The tribes of Betsimisaraka and Sihanaka live around the park. For several years, sapphire mining has become popular close to the park. In 2016, the situation was pushed by a sapphire rush similar to the one in Ilakaka. Hence slash-and-burn agriculture, devastated grounds and logging has increased even inside the national park’s borders. Due to lack of visitors and financial means, the protection of the park is unsafe.

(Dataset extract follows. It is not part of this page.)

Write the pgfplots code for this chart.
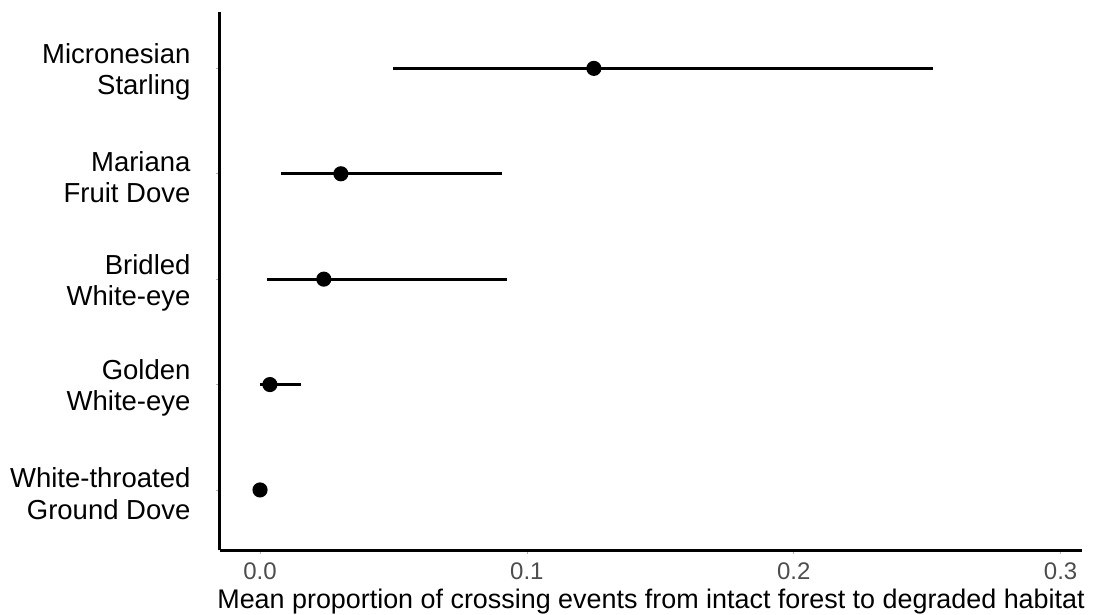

Up to date, there exist only two circuits in Zahamena national park, both need at least one whole day or longer. The whole forests consists of canyons, rivers and steep slopes, so the majority of pathways are really exhausting and difficult to walk. Several kilometers behind Camp Bemoara, there is a 80 m high waterfall named Andranomitsanga, which is great to refresh yourself after a hike.
Climate is tropical and humid, even during dry season from April to October there is rainfall every day. Elevations inside the national park range from 250 to 1560 m, which has been resulted in a diversity of biotopes and climates. In higher elevations, camping at night may become rather cool with temperatures from 10 to 15°.
Unfortunately, there is practically no infrastructure in Zahamena yet. There are almost no visitors throughout the year. In Antanandava, there is a very simple, small guest house for few tourists run by local people. There are no hotels, restaurants or lodges around the national park. Accomodations in Ambatondrazaka cannot be used due to the long offroad drives to the national park. English speaking guides are rare – currently (2018), there is only one.
Inside the park, there is a Camp (Bemoara) at the river of Manambato, approximately 6 km away from the park entry. It is a small clearing without electricity only equipped with a single pit latrine. If you want to camp here, you will need to carry all your equipment, water and tents from Antananarivo to Zahamena. In Ambatondrazaka, you can at least buy charcoal and usual foodstuffs. All the equipment has to be carried by foot into the park. For small money, the local guides can organize village people who carry your stuff to the camp. A second rudimentary camp, Ranomitsanga, with a pit latrine and roofed camp site, is close to the large waterfall.
Fauna & Flora:
Zahamena is home to a breath taking primary rainforest with a similar biodiversity to the neighboured national park Andasibe-Mantadia. If you get over the obstacles to arrive in Zahamena, you will be rewarded with a fantastic nature experience. Here you will meet noone inside the forest far and wide, and you can enjoy nature completely undisturbed. Alone 13 species of lemurs live inside Zahamena’s rainforest, among them the largest lemur, the Indri (Indri indri), as well as diademed sifakas (Propithecus diadema) and black-and-white ruffed lemurs (Varecia variegata). Besides these, there is a secret nocturnal and few researched inhabitant of Zahamena: The hairy-eared dwarf lemur (Allocebus trichotis). Much easier to find are mouse lemurs and fat tailed lemurs that even visit the camp at night.
But Zahamena is especially famous for its bird kingdom: 112 species of birds live here, more than the half being endemic and occuring nowhere else than on Madagascar. Birds easy to watch are the blue couas (Coua caerulea), paradise flycatchers and omnipresent red-tailed Newtonia (Newtonia fanovanae). And Zahamena is richly equipped in other sections, too: Almost 50 reptile and more than 60 amphibian species crawl, croak and jump through the rainforest. Among them is the gecko Paroedura masobe, labeled by its conspiciously large eyes (Malagasy maso be). It occurs only in this forest corridor. Chameleons such as Calumma brevicorne and Calumma gastrotaenia are easy to discover, and the Malagasy tree boa occurs here, too. Even botanists will be completely satisfied here: 60 species of orchids are known from this national park, and the many palms, ferns and mosses make a unique atmosphere.
In summary: Zahamena is not an easy rainforest – this national park needs bodily fitness and people with low requirements concerning accomodations. Everyone who is not discouraged by this, will be rewarded to expect an amazing rainforest experience in a location far away from usual tourist flows.